Board practice also shows real workplace enforcement. In the fingerprint-related 2020/404 summary, the Board imposed one fine for failure to inform and another for breach of data security obligations. This is a useful HR reminder: workplace privacy violations can lead to concrete sanctions even without a mass data breach.
For employers, the practical point is simple. HR privacy compliance should not be built around the hope that “this is only internal employee data.” Under KVKK, employee data are still protected personal data, and HR failures can lead to Board complaints, administrative fines, court claims, and serious reputational risk.
Conclusion
Employee data protection in Turkey is a full compliance discipline under KVKK, not a signature exercise.

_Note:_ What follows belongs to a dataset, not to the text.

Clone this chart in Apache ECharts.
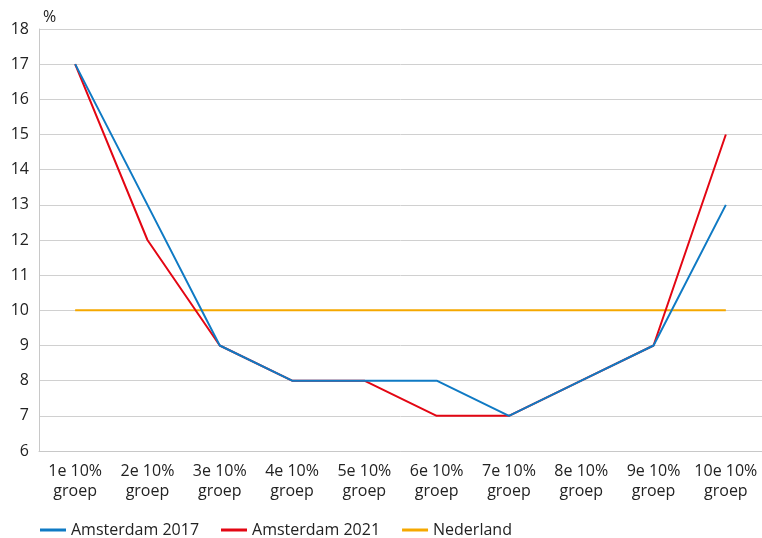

A lawful HR privacy framework requires the employer to process employee data under the Article 4 principles, choose the correct lawful basis under Articles 5 and 6, provide a proper Article 10 notice, honor Article 11 data subject rights, secure data under Article 12, erase or anonymize data under Article 7 when retention grounds end, assess Article 9 for transfers abroad, and review whether VERBİS registration is required.
For HR teams in Turkey, the strongest compliance model is usually the one that relies least on blanket consent and most on accurate legal-basis mapping, tight retention logic, controlled access, and documented governance. For employees, the key point is that workplace privacy rights in Turkey do not end when employment begins. In Turkish practice, the most defensible HR data systems are not the most data-hungry ones. They are the ones that are transparent, proportionate, secure, and legally justified at every stage of the employment relationship.